Published:Friday | December 11, 2020 | 12:17 AM
File 
Mayberry Investments CEO Gary Peart.
File Mayberry Investments CEO Gary Peart.

Mayberry Invest-ments Limited has haemorrhaged nearly a billion dollars at the bottom line this year, but CEO Gary Peart is upbeat, based on the company’s report of third-quarter earnings that, while smaller than last year’s, were positive.

The brokerage was $332 million in the black for the third quarter, down 25 per cent year-on-year, but still $956 million in the red over nine months ending September, mostly due to write-downs on its large equity investments amid a stubborn bear market that has been unable to shake its COVID infection.

For a better take on the results, Peart opted to look back two years.

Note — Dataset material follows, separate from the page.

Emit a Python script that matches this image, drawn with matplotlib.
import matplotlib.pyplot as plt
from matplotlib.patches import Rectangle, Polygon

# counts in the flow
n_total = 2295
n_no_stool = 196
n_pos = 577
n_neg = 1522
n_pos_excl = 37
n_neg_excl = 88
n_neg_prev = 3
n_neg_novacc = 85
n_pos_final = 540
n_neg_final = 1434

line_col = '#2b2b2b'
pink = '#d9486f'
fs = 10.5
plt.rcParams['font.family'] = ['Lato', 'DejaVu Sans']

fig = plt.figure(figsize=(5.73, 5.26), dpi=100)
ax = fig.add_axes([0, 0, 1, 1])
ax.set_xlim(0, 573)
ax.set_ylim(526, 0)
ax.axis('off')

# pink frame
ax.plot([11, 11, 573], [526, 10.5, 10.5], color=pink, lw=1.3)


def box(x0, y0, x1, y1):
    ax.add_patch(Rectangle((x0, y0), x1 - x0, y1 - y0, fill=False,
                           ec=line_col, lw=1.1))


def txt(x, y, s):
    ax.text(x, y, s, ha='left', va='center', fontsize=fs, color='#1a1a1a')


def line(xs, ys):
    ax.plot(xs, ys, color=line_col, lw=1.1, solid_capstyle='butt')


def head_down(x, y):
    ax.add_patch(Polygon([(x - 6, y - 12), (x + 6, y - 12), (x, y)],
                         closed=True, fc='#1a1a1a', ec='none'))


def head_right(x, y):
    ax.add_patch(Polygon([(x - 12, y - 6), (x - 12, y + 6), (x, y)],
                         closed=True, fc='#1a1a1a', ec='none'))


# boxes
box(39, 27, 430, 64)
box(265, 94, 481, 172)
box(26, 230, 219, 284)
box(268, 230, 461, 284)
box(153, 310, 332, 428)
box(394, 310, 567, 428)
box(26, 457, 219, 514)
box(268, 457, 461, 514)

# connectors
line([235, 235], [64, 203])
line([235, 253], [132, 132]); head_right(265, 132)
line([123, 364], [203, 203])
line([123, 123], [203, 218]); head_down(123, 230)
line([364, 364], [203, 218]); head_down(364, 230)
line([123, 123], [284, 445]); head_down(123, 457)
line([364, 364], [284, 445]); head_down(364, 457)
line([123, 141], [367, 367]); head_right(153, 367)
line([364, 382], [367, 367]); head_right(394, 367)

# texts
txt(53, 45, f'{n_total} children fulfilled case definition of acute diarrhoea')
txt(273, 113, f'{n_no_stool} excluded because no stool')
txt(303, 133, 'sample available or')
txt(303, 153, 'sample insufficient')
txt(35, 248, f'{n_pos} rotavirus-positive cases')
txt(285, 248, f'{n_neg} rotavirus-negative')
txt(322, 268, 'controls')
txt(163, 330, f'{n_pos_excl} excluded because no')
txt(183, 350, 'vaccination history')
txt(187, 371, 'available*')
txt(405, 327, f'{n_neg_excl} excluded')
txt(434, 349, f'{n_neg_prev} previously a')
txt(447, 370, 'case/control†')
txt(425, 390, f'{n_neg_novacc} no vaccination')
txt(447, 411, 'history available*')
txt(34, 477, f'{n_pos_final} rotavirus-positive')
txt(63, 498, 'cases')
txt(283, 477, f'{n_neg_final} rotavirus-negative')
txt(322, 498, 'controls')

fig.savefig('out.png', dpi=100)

“We still believe that it is a good performance, because when compared to 2018 it is up over 50 per cent,” he said, regarding the third-quarter performance,

“We are happy for the result, but we still have some more work to do,” he told the company’s shareholders on Tuesday at their annual general meeting.

In its earnings report, Mayberry Investments said the quarter was characterised by reduced fees and commissions, lower dividend income and foreign exchange gains, and lower unrealised gains on investment.

“This was counterbalanced by improved net interest income, higher trading gains and higher other income,” the report noted.

Year to date, Mayberry has seen a near $1.5-billion reversal in profit, which spun from $539.3 million over nine months to a loss of $955.7 million. The impact on its comprehensive income was even more dramatic – shifting from positive $5.7 billion to a loss of $7 billion – a shift the company said was due to a reduction in financial reserves, following a decline in the prices of stocks in its equity portfolio.

Peart told shareholders that comprehensive loss must be read against the backdrop of the 2018 performance, while asserting it would recover as market conditions change.

“We had massive comprehensive income of $4.31 billion (in third-quarter 2018),” he said. “Both for the third quarter last year and this year, we’ve seen the market perform in a similar way – being basically flat, with over $100 million to $200 million in losses. I think going forward, we expect to see that loss revert to a small profit as we go along.”

He notes that the Mayberry stock, which trades under the symbol MIL on the market, is below its $8.29 book value and that Mayberry was only one of two listed companies in that position. When a stock is trading below book value, it implies there is room for the stock price to grow and is likely, but not necessarily, a bargain for market investors.

After closing last year at about $9, MIL has lost over 25 per cent of its value year to date, closing down Wednesday at $6.74. Comparatively, the market is currently down 24.3 per cent.

“The fact that the Mayberry stock is trading at about 30 per cent less than its net book value means that, at this time, Mayberry is a good buy,” Peart asserted.

The brokerage closed the quarter with a lighter balance sheet, its securities portfolio having shed nearly $8 billion of value over the course of the past year, and is now down to $18.3 billion, while its capital base has shrunk from $20 billion to $13 billion.